> _Requirement_
Copy out all of the material, matching it word for word.

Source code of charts

################

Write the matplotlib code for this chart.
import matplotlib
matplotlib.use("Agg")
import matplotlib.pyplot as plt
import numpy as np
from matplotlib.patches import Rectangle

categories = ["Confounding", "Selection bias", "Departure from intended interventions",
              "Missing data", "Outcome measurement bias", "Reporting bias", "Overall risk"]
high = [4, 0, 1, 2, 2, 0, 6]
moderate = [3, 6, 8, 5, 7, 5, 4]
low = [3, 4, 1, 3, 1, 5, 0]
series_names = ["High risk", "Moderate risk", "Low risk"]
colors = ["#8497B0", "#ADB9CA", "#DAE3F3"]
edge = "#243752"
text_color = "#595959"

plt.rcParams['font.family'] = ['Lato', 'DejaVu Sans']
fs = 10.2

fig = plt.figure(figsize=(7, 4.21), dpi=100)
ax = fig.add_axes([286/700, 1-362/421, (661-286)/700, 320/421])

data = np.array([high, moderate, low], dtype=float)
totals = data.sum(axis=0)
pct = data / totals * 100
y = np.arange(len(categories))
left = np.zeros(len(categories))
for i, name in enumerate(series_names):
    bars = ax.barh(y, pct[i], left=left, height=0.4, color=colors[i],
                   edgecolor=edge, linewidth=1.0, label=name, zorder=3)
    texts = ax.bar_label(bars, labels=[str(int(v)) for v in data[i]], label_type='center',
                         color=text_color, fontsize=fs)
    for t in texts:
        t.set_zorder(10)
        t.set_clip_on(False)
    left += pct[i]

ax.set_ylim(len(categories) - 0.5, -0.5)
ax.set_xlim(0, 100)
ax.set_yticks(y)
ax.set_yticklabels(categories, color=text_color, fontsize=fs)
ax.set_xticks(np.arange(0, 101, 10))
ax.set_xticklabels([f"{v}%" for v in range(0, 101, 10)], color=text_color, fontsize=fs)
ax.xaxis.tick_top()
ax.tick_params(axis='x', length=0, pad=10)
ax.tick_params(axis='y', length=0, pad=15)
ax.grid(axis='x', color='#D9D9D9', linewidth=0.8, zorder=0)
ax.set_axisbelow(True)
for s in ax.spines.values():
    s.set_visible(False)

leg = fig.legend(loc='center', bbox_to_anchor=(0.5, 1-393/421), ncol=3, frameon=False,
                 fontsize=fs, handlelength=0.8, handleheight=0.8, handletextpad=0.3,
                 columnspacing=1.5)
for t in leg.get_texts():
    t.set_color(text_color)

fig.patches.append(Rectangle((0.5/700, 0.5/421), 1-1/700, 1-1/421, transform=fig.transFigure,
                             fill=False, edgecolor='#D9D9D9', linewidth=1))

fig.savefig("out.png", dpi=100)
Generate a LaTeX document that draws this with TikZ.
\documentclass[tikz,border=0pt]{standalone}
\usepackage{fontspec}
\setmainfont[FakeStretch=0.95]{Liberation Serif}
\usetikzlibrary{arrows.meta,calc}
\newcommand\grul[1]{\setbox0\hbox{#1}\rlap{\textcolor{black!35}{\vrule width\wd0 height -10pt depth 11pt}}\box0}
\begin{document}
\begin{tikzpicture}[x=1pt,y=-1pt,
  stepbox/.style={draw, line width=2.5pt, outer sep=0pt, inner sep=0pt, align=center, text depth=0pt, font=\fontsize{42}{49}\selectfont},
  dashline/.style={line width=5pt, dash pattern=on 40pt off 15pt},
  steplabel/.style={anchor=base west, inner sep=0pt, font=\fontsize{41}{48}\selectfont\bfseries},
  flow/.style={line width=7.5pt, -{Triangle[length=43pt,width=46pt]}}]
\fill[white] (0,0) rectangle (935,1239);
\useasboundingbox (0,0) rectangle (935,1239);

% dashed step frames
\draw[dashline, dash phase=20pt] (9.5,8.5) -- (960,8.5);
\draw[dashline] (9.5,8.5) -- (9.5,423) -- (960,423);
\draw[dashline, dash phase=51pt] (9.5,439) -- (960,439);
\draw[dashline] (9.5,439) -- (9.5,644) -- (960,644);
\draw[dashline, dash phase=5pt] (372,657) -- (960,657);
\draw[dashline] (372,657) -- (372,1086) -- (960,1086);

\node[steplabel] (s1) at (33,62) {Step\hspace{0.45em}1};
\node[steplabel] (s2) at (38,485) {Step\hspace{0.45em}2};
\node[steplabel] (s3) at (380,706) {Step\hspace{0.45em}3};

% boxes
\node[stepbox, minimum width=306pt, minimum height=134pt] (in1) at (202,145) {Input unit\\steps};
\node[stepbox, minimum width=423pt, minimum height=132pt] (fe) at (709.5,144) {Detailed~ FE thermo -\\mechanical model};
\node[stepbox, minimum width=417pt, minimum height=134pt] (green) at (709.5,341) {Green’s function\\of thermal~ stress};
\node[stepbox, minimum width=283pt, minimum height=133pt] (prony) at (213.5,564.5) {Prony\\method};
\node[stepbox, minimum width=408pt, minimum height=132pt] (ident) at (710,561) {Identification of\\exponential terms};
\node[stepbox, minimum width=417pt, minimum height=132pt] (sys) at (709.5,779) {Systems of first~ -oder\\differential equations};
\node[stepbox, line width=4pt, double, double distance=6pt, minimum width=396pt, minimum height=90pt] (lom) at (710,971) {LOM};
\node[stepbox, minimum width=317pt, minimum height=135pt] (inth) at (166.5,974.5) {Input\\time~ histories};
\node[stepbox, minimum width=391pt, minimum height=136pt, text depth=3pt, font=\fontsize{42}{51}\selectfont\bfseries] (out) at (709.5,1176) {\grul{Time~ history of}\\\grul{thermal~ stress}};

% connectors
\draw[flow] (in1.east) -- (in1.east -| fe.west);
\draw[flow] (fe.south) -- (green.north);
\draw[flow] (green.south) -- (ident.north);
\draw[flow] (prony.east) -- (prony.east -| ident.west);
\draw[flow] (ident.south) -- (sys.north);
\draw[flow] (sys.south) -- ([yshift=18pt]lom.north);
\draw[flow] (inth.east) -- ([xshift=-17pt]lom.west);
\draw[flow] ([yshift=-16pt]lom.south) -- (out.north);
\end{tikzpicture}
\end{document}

################

> _Completed task_
Write the matplotlib code for this chart.
import matplotlib
matplotlib.use("Agg")
import matplotlib.pyplot as plt
import numpy as np
from matplotlib.patches import Rectangle

categories = ["Confounding", "Selection bias", "Departure from intended interventions",
              "Missing data", "Outcome measurement bias", "Reporting bias", "Overall risk"]
high = [4, 0, 1, 2, 2, 0, 6]
moderate = [3, 6, 8, 5, 7, 5, 4]
low = [3, 4, 1, 3, 1, 5, 0]
series_names = ["High risk", "Moderate risk", "Low risk"]
colors = ["#8497B0", "#ADB9CA", "#DAE3F3"]
edge = "#243752"
text_color = "#595959"

plt.rcParams['font.family'] = ['Lato', 'DejaVu Sans']
fs = 10.2

fig = plt.figure(figsize=(7, 4.21), dpi=100)
ax = fig.add_axes([286/700, 1-362/421, (661-286)/700, 320/421])

data = np.array([high, moderate, low], dtype=float)
totals = data.sum(axis=0)
pct = data / totals * 100
y = np.arange(len(categories))
left = np.zeros(len(categories))
for i, name in enumerate(series_names):
    bars = ax.barh(y, pct[i], left=left, height=0.4, color=colors[i],
                   edgecolor=edge, linewidth=1.0, label=name, zorder=3)
    texts = ax.bar_label(bars, labels=[str(int(v)) for v in data[i]], label_type='center',
                         color=text_color, fontsize=fs)
    for t in texts:
        t.set_zorder(10)
        t.set_clip_on(False)
    left += pct[i]

ax.set_ylim(len(categories) - 0.5, -0.5)
ax.set_xlim(0, 100)
ax.set_yticks(y)
ax.set_yticklabels(categories, color=text_color, fontsize=fs)
ax.set_xticks(np.arange(0, 101, 10))
ax.set_xticklabels([f"{v}%" for v in range(0, 101, 10)], color=text_color, fontsize=fs)
ax.xaxis.tick_top()
ax.tick_params(axis='x', length=0, pad=10)
ax.tick_params(axis='y', length=0, pad=15)
ax.grid(axis='x', color='#D9D9D9', linewidth=0.8, zorder=0)
ax.set_axisbelow(True)
for s in ax.spines.values():
    s.set_visible(False)

leg = fig.legend(loc='center', bbox_to_anchor=(0.5, 1-393/421), ncol=3, frameon=False,
                 fontsize=fs, handlelength=0.8, handleheight=0.8, handletextpad=0.3,
                 columnspacing=1.5)
for t in leg.get_texts():
    t.set_color(text_color)

fig.patches.append(Rectangle((0.5/700, 0.5/421), 1-1/700, 1-1/421, transform=fig.transFigure,
                             fill=False, edgecolor='#D9D9D9', linewidth=1))

fig.savefig("out.png", dpi=100)
Generate a LaTeX document that draws this with TikZ.
\documentclass[tikz,border=0pt]{standalone}
\usepackage{fontspec}
\setmainfont[FakeStretch=0.95]{Liberation Serif}
\usetikzlibrary{arrows.meta,calc}
\newcommand\grul[1]{\setbox0\hbox{#1}\rlap{\textcolor{black!35}{\vrule width\wd0 height -10pt depth 11pt}}\box0}
\begin{document}
\begin{tikzpicture}[x=1pt,y=-1pt,
  stepbox/.style={draw, line width=2.5pt, outer sep=0pt, inner sep=0pt, align=center, text depth=0pt, font=\fontsize{42}{49}\selectfont},
  dashline/.style={line width=5pt, dash pattern=on 40pt off 15pt},
  steplabel/.style={anchor=base west, inner sep=0pt, font=\fontsize{41}{48}\selectfont\bfseries},
  flow/.style={line width=7.5pt, -{Triangle[length=43pt,width=46pt]}}]
\fill[white] (0,0) rectangle (935,1239);
\useasboundingbox (0,0) rectangle (935,1239);

% dashed step frames
\draw[dashline, dash phase=20pt] (9.5,8.5) -- (960,8.5);
\draw[dashline] (9.5,8.5) -- (9.5,423) -- (960,423);
\draw[dashline, dash phase=51pt] (9.5,439) -- (960,439);
\draw[dashline] (9.5,439) -- (9.5,644) -- (960,644);
\draw[dashline, dash phase=5pt] (372,657) -- (960,657);
\draw[dashline] (372,657) -- (372,1086) -- (960,1086);

\node[steplabel] (s1) at (33,62) {Step\hspace{0.45em}1};
\node[steplabel] (s2) at (38,485) {Step\hspace{0.45em}2};
\node[steplabel] (s3) at (380,706) {Step\hspace{0.45em}3};

% boxes
\node[stepbox, minimum width=306pt, minimum height=134pt] (in1) at (202,145) {Input unit\\steps};
\node[stepbox, minimum width=423pt, minimum height=132pt] (fe) at (709.5,144) {Detailed~ FE thermo -\\mechanical model};
\node[stepbox, minimum width=417pt, minimum height=134pt] (green) at (709.5,341) {Green’s function\\of thermal~ stress};
\node[stepbox, minimum width=283pt, minimum height=133pt] (prony) at (213.5,564.5) {Prony\\method};
\node[stepbox, minimum width=408pt, minimum height=132pt] (ident) at (710,561) {Identification of\\exponential terms};
\node[stepbox, minimum width=417pt, minimum height=132pt] (sys) at (709.5,779) {Systems of first~ -oder\\differential equations};
\node[stepbox, line width=4pt, double, double distance=6pt, minimum width=396pt, minimum height=90pt] (lom) at (710,971) {LOM};
\node[stepbox, minimum width=317pt, minimum height=135pt] (inth) at (166.5,974.5) {Input\\time~ histories};
\node[stepbox, minimum width=391pt, minimum height=136pt, text depth=3pt, font=\fontsize{42}{51}\selectfont\bfseries] (out) at (709.5,1176) {\grul{Time~ history of}\\\grul{thermal~ stress}};

% connectors
\draw[flow] (in1.east) -- (in1.east -| fe.west);
\draw[flow] (fe.south) -- (green.north);
\draw[flow] (green.south) -- (ident.north);
\draw[flow] (prony.east) -- (prony.east -| ident.west);
\draw[flow] (ident.south) -- (sys.north);
\draw[flow] (sys.south) -- ([yshift=18pt]lom.north);
\draw[flow] (inth.east) -- ([xshift=-17pt]lom.west);
\draw[flow] ([yshift=-16pt]lom.south) -- (out.north);
\end{tikzpicture}
\end{document}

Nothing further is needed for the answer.